Más allá de los particularismos, las elecciones trascienden a los individuos. La Nación escogerá a sus dignatarios para el próximo quinquenio con un claro mensaje de que hay que insuflar nueva vida en nuestras instituciones fundamentales; las panameñas y los panameños necesitamos creer que nuestras autoridades son dignas, pues nosotros las escogimos. Cierto es que la sociedad, como siempre, espera una respuesta de parte del Estado que deberá desarrollarse en el largo, mediano y corto plazo. Sin embargo, sobre el próximo quinquenio parecieran erigirse necesidades acuciantes como antes nunca vistas.
La seguridad social reclama una acción pronta, sabia y eficaz, pues la pasividad, la lentitud y la indecisión sólo conducirán a la bancarrota financiera de la institución, lo que intensificará el estado de vulnerabilidad en que ya se encuentra una parte importante de la población y tendrá efectos desastrosos para las finanzas públicas. Sospecho que nuestra sociedad ya ha madurado, en materia de lucha contra la corrupción, lo suficiente como para exigir que cada paso (cada nombramiento, cada acto) que haga el próximo gobierno se acompañe de una dosis de integridad que lo eleve más allá de toda duda razonable.
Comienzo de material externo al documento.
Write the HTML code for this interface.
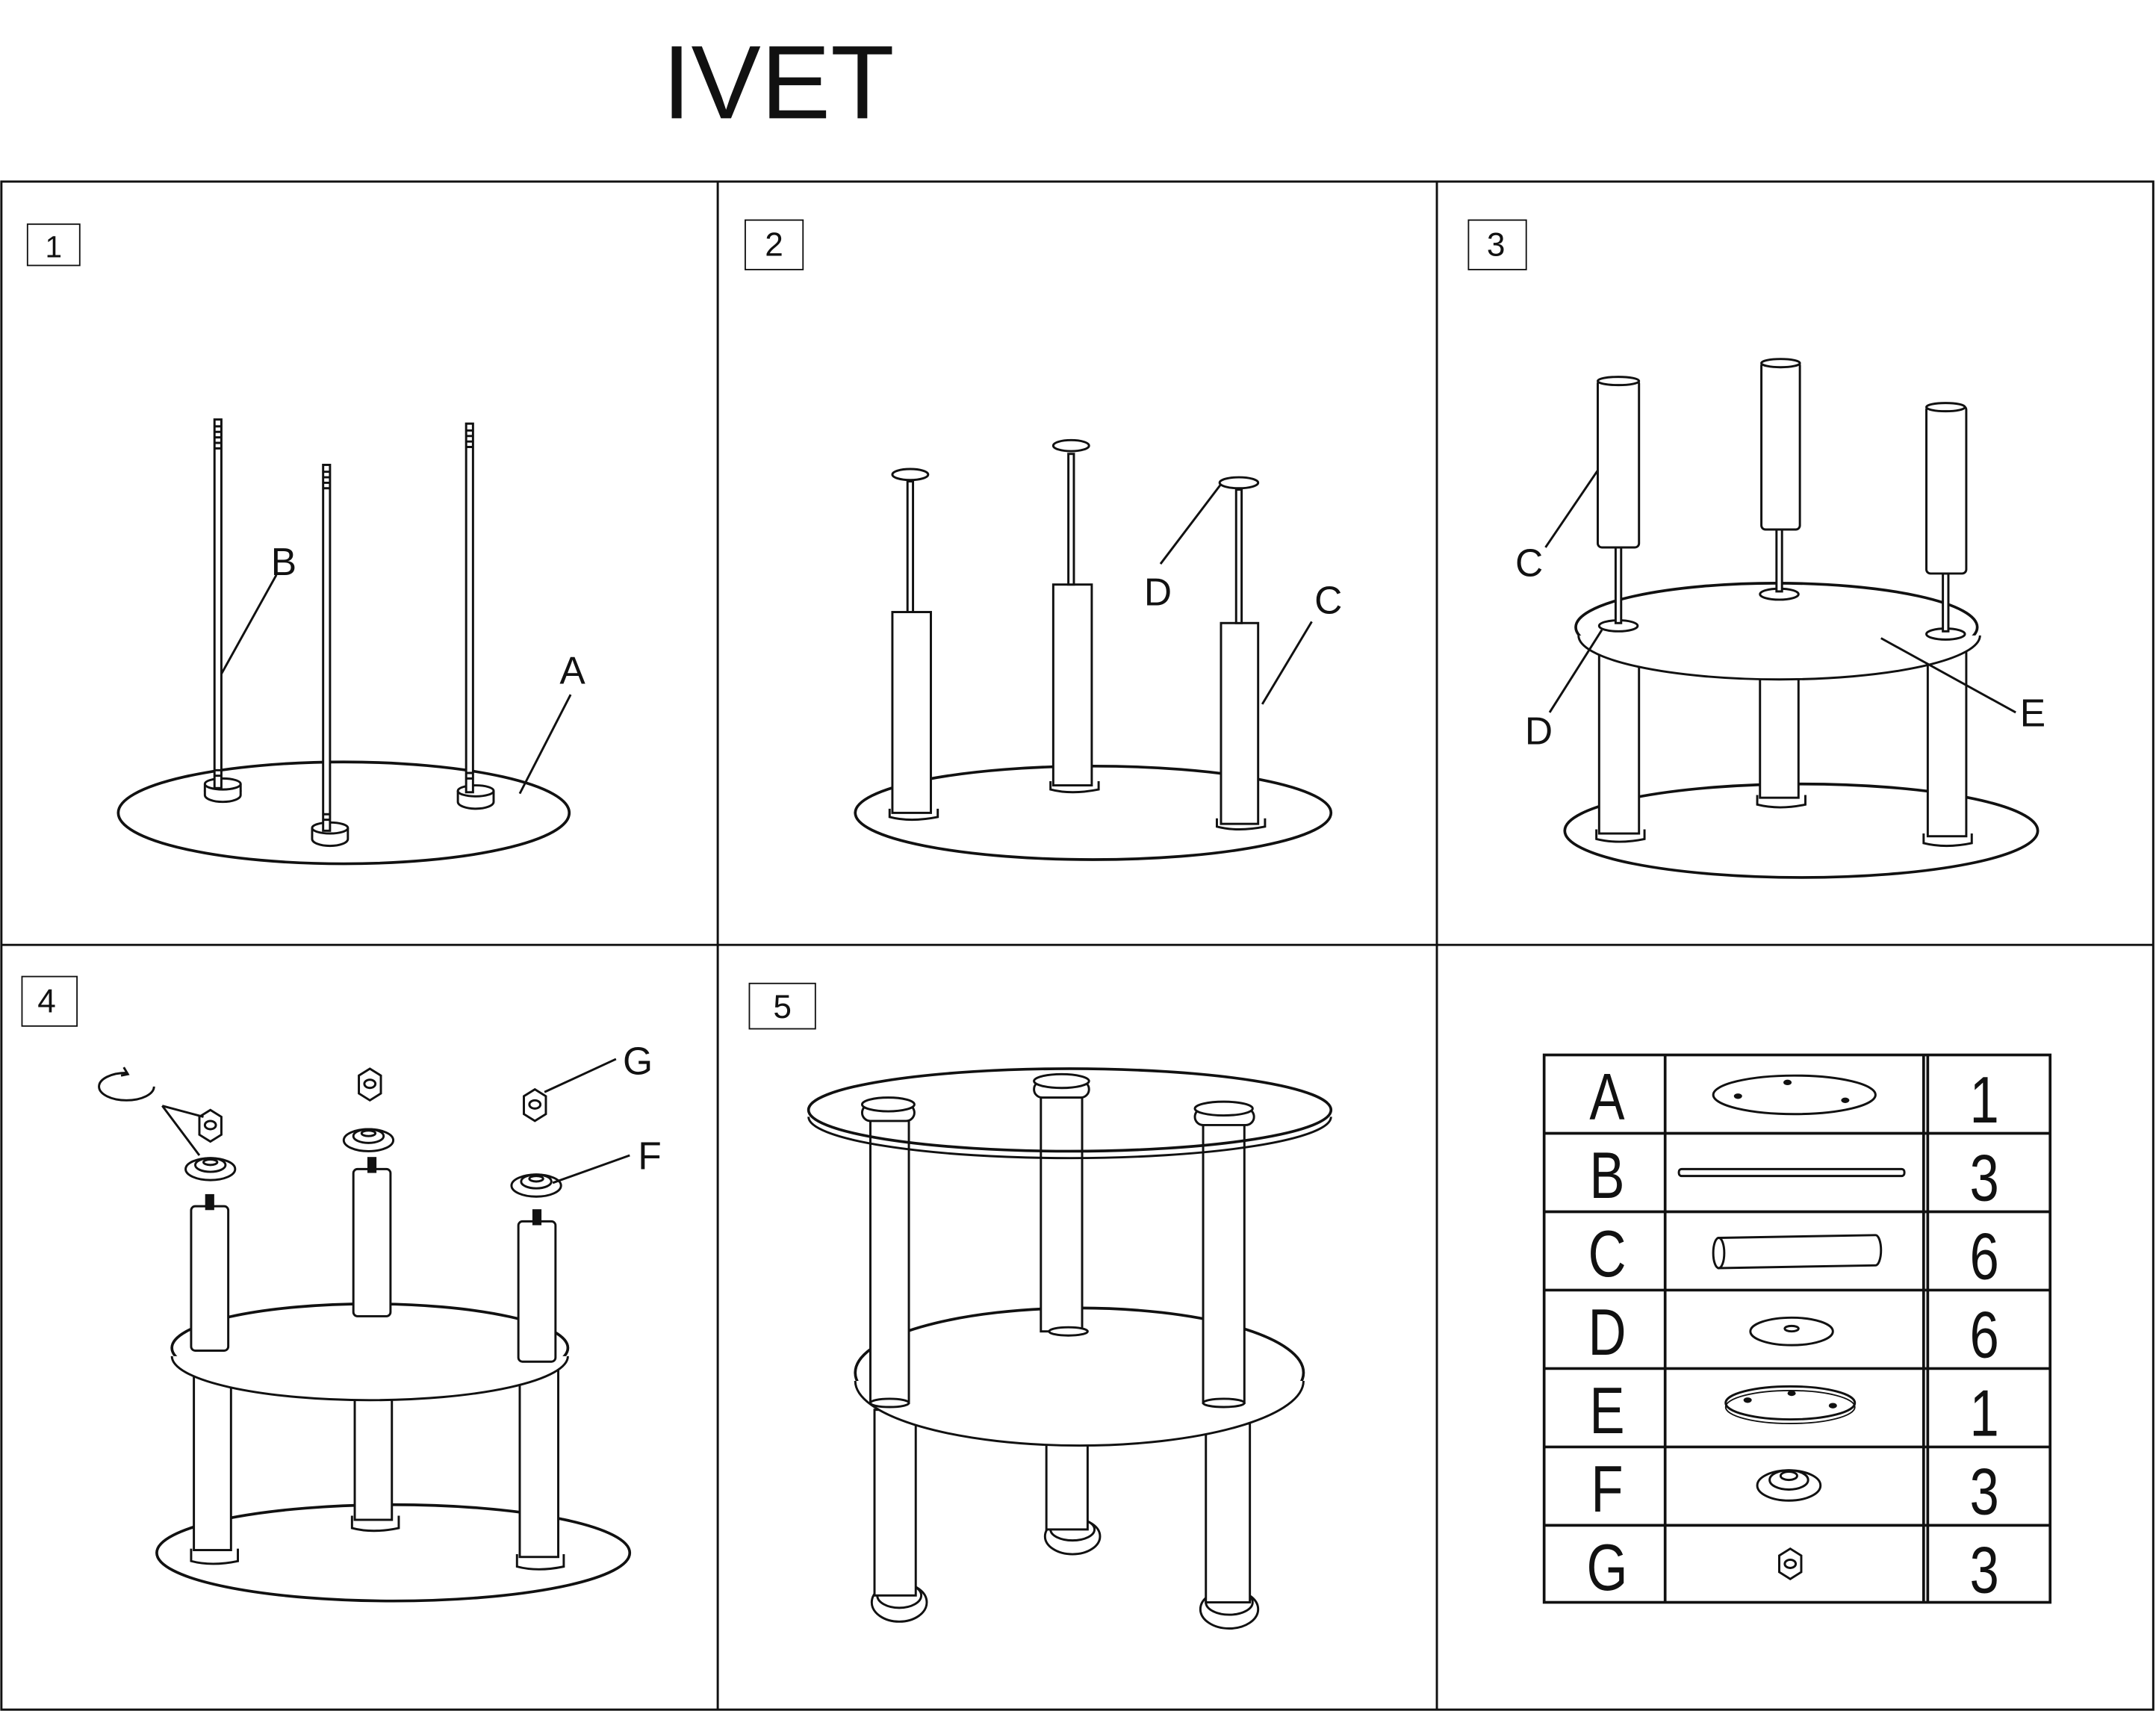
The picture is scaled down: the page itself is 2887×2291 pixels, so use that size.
<!DOCTYPE html>
<html><head><meta charset="utf-8"><style>
html,body{margin:0;padding:0;background:#fff}
svg{display:block}
text{font-family:"Liberation Sans",sans-serif;fill:#111}
</style></head><body>
<svg width="2887" height="2291" viewBox="0 0 1568 1244" preserveAspectRatio="none" xmlns="http://www.w3.org/2000/svg">
<g fill="none" stroke="#111" stroke-width="1.6">
<!-- grid -->
<rect x="1" y="132" width="1565" height="1111"/>
<line x1="1" y1="687" x2="1566" y2="687"/>
<line x1="522" y1="132" x2="522" y2="1243"/>
<line x1="1045" y1="132" x2="1045" y2="1243"/>
<!-- step boxes -->
<rect x="20" y="163" width="38" height="30" stroke-width="1"/>
<rect x="542" y="160" width="42" height="36" stroke-width="1"/>
<rect x="1068" y="160" width="42" height="36" stroke-width="1"/>
<rect x="16" y="710" width="40" height="36" stroke-width="1"/>
<rect x="545" y="715" width="48" height="33" stroke-width="1"/>

<!-- Panel 1 -->
<ellipse cx="250" cy="591" rx="164" ry="37" stroke-width="2"/>
<g fill="#fff">
<ellipse cx="162" cy="575" rx="13" ry="5"/><rect x="149" y="570" width="26" height="8" stroke="none"/><path d="M149 570v8a13 5 0 0 0 26 0v-8"/><ellipse cx="162" cy="570" rx="13" ry="4"/>
<path d="M227 602v8a13 5 0 0 0 26 0v-8"/><ellipse cx="240" cy="602" rx="13" ry="4"/>
<path d="M333 575v8a13 5 0 0 0 26 0v-8"/><ellipse cx="346" cy="575" rx="13" ry="4"/>
<rect x="156" y="305" width="5" height="268"/>
<rect x="235" y="338" width="5" height="266"/>
<rect x="339" y="308" width="5" height="268"/>
</g>
<path d="M156 310h5M156 314h5M156 318h5M156 322h5M156 326h5M235 343h5M235 347h5M235 351h5M235 355h5M339 313h5M339 317h5M339 321h5M339 325h5M156 560h5M156 564h5M339 562h5M339 566h5M235 592h5M235 596h5"/>
<path d="M161 490L201 418M378 577L415 505"/>

<!-- Panel 2 -->
<ellipse cx="795" cy="591" rx="173" ry="34" stroke-width="2"/>
<g fill="#fff">
<path d="M647 588v6q15 4 35 0v-6"/><path d="M764 568v6q15 4 35 0v-6"/><path d="M885 595v6q15 4 35 0v-6"/>
<rect x="649" y="445" width="28" height="146"/>
<rect x="766" y="425" width="28" height="146"/>
<rect x="888" y="453" width="27" height="146"/>
<rect x="660" y="350" width="4" height="95"/>
<rect x="777" y="330" width="4" height="95"/>
<rect x="899" y="356" width="4" height="97"/>
<ellipse cx="662" cy="345" rx="13" ry="4"/><ellipse cx="779" cy="324" rx="13" ry="4"/><ellipse cx="901" cy="351" rx="14" ry="4"/>
</g>
<path d="M844 410L888 352M918 512L954 452"/>

<!-- Panel 3 -->
<ellipse cx="1310" cy="604" rx="172" ry="34" stroke-width="2"/>
<g fill="#fff">
<path d="M1161 603v7q16 4 35 0v-7"/><path d="M1278 578v7q16 4 35 0v-7"/><path d="M1399 606v7q16 4 35 0v-7"/>
<rect x="1163" y="470" width="29" height="136"/>
<rect x="1280" y="480" width="28" height="100"/>
<rect x="1402" y="470" width="28" height="138"/>
<ellipse cx="1292" cy="456" rx="146" ry="32" stroke-width="2"/>
<path d="M1148 462a146 32 0 0 0 292 0" />
<ellipse cx="1177" cy="455" rx="14" ry="4"/><ellipse cx="1294" cy="432" rx="14" ry="4"/><ellipse cx="1415" cy="461" rx="14" ry="4"/>
<rect x="1175" y="398" width="4" height="55"/><rect x="1292" y="385" width="4" height="45"/><rect x="1413" y="417" width="4" height="42"/>
<rect x="1162" y="276" width="30" height="122" rx="3"/><ellipse cx="1177" cy="277" rx="15" ry="3"/>
<rect x="1281" y="263" width="28" height="122" rx="3"/><ellipse cx="1295" cy="264" rx="14" ry="3"/>
<rect x="1401" y="295" width="29" height="122" rx="3"/><ellipse cx="1415" cy="296" rx="14" ry="3"/>
</g>
<path d="M1124 398L1162 342M1127 518L1165 458M1368 464L1466 518"/>

<!-- Panel 4 -->
<ellipse cx="286" cy="1129" rx="172" ry="35" stroke-width="2"/>
<g fill="#fff">
<path d="M139 1126v9q15 4 34 0v-9"/><path d="M256 1102v9q15 4 34 0v-9"/><path d="M376 1130v9q15 4 34 0v-9"/>
<rect x="141" y="995" width="27" height="132"/>
<rect x="258" y="1010" width="27" height="95"/>
<rect x="378" y="990" width="28" height="142"/>
<ellipse cx="269" cy="980" rx="144" ry="32" stroke-width="2"/>
<path d="M125 986a144 32 0 0 0 288 0"/>
<rect x="139" y="877" width="27" height="105" rx="3"/>
<rect x="257" y="850" width="27" height="107" rx="3"/>
<rect x="377" y="888" width="27" height="102" rx="3"/>
<rect x="150" y="869" width="5" height="10" fill="#111"/>
<rect x="268" y="842" width="5" height="10" fill="#111"/>
<rect x="388" y="880" width="5" height="10" fill="#111"/>
<ellipse cx="153" cy="850" rx="18" ry="8"/><ellipse cx="153" cy="847" rx="11" ry="5"/><ellipse cx="153" cy="845" rx="5" ry="2"/>
<ellipse cx="268" cy="829" rx="18" ry="8"/><ellipse cx="268" cy="826" rx="11" ry="5"/><ellipse cx="268" cy="824" rx="5" ry="2"/>
<ellipse cx="390" cy="862" rx="18" ry="8"/><ellipse cx="390" cy="859" rx="11" ry="5"/><ellipse cx="390" cy="857" rx="5" ry="2"/>
<path d="M145 812l8-5 8 5v13l-8 5-8-5z"/><ellipse cx="153" cy="818" rx="4" ry="3"/>
<path d="M261 782l8-5 8 5v13l-8 5-8-5z"/><ellipse cx="269" cy="788" rx="4" ry="3"/>
<path d="M381 797l8-5 8 5v13l-8 5-8-5z"/><ellipse cx="389" cy="803" rx="4" ry="3"/>
</g>
<path d="M118 804L145 840M118 804L148 812M396 794L448 770M402 860L458 840"/>
<path d="M112 790a20 10 0 1 1 -20 -10"/><path d="M90 776l3 5-5 1" />

<!-- Panel 5 -->
<g fill="#fff">
<ellipse cx="654" cy="1165" rx="20" ry="14"/><ellipse cx="654" cy="1160" rx="16" ry="9"/>
<ellipse cx="780" cy="1117" rx="20" ry="13"/><ellipse cx="780" cy="1112" rx="16" ry="8"/>
<ellipse cx="894" cy="1170" rx="21" ry="14"/><ellipse cx="894" cy="1165" rx="17" ry="9"/>
<rect x="636" y="1025" width="30" height="135"/>
<rect x="761" y="1040" width="30" height="72"/>
<rect x="877" y="1035" width="32" height="130"/>
<ellipse cx="785" cy="998" rx="163" ry="47" stroke-width="2"/>
<path d="M622 1004a163 47 0 0 0 326 0"/>
<rect x="633" y="808" width="28" height="212"/>
<rect x="757" y="790" width="30" height="178"/>
<rect x="875" y="810" width="30" height="210"/>
<ellipse cx="778" cy="807" rx="190" ry="30" stroke-width="2" fill="none"/>
<path d="M588 812a190 30 0 0 0 380 0" fill="none"/>
<rect x="627" y="803" width="38" height="12" rx="6"/><ellipse cx="646" cy="803" rx="19" ry="5"/>
<rect x="752" y="786" width="40" height="12" rx="6"/><ellipse cx="772" cy="786" rx="20" ry="5"/>
<rect x="869" y="806" width="43" height="12" rx="6"/><ellipse cx="890" cy="806" rx="21" ry="5"/>
<ellipse cx="777" cy="968" rx="14" ry="3"/><ellipse cx="890" cy="1020" rx="15" ry="3"/><ellipse cx="647" cy="1020" rx="14" ry="3"/>
</g>

<!-- Parts table -->
<rect x="1123" y="767" width="368" height="398" stroke-width="2"/>
<path d="M1211 767v398M1399 767v398M1402 767v398" stroke-width="2"/>
<path d="M1123 824h368M1123 881h368M1123 938h368M1123 995h368M1123 1052h368M1123 1109h368" stroke-width="2"/>
<ellipse cx="1305" cy="796" rx="59" ry="14"/>
<rect x="1221" y="850" width="164" height="5" rx="2"/>
<path d="M1250 900l114-2a4 11 0 0 1 0 22l-114 2z" fill="#fff"/><ellipse cx="1250" cy="911" rx="4" ry="11" fill="#fff"/>
<ellipse cx="1303" cy="968" rx="30" ry="10"/><ellipse cx="1303" cy="966" rx="5" ry="2"/>
<ellipse cx="1302" cy="1020" rx="47" ry="12"/><ellipse cx="1302" cy="1023" rx="47" ry="12" stroke-width="1"/>
<ellipse cx="1301" cy="1080" rx="23" ry="11"/><ellipse cx="1301" cy="1076" rx="14" ry="7"/><ellipse cx="1301" cy="1073" rx="6" ry="3"/>
<path d="M1294 1131l8-5 8 5v12l-8 5-8-5z"/><ellipse cx="1302" cy="1137" rx="4" ry="3"/>
</g>
<g fill="#111">
<ellipse cx="1264" cy="797" rx="3" ry="2"/><ellipse cx="1300" cy="787" rx="3" ry="2"/><ellipse cx="1342" cy="800" rx="3" ry="2"/>
<ellipse cx="1271" cy="1018" rx="3" ry="2"/><ellipse cx="1303" cy="1013" rx="3" ry="2"/><ellipse cx="1333" cy="1022" rx="3" ry="2"/>
</g>

<text x="566" y="86" font-size="76" text-anchor="middle">IVET</text>
<text x="39" y="187" font-size="22" text-anchor="middle">1</text>
<text x="563" y="186" font-size="24" text-anchor="middle">2</text>
<text x="1088" y="186" font-size="24" text-anchor="middle">3</text>
<text x="34" y="736" font-size="24" text-anchor="middle">4</text>
<text x="569" y="740" font-size="24" text-anchor="middle">5</text>
<g font-size="28">
<text x="197" y="418">B</text><text x="407" y="497">A</text>
<text x="832" y="440">D</text><text x="956" y="446">C</text>
<text x="1102" y="419">C</text><text x="1109" y="541">D</text><text x="1469" y="528">E</text>
<text x="453" y="781">G</text><text x="464" y="850">F</text>
</g>
<g font-size="48" text-anchor="middle" transform="scale(0.8,1)">
<text x="1461" y="814">A</text><text x="1461" y="871">B</text><text x="1461" y="928">C</text><text x="1461" y="985">D</text><text x="1461" y="1042">E</text><text x="1461" y="1099">F</text><text x="1461" y="1156">G</text>
<text x="1804" y="816">1</text><text x="1804" y="873">3</text><text x="1804" y="930">6</text><text x="1804" y="987">6</text><text x="1804" y="1044">1</text><text x="1804" y="1101">3</text><text x="1804" y="1158">3</text>
</g>
</svg>
</body></html>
La probidad y la transparencia de la próxima administración no son un "extra" opcional a lo que debe ser una gestión eficaz y eficiente. Son más bien la condición necesaria para llevar a cabo las tareas que el momento impone.
Nadie puede saber cuáles podrían ser las situaciones mundiales que pudieran sobrevenir en el próximo quinquenio y que impactarán a la sociedad panameña. Lo que sí sabemos desde ahora es que no es aceptable escoger entre democracia y bienestar, o democracia y seguridad, porque con menos democracia no habrá ni el uno ni la otra. Más democracia sólo se logrará cuando los órganos del Estado entiendan la necesidad de facilitar un proceso constituyente y actúen en consecuencia. Abrigo la esperanza de que así lo entienda el próximo Presidente de la República, sea quien sea.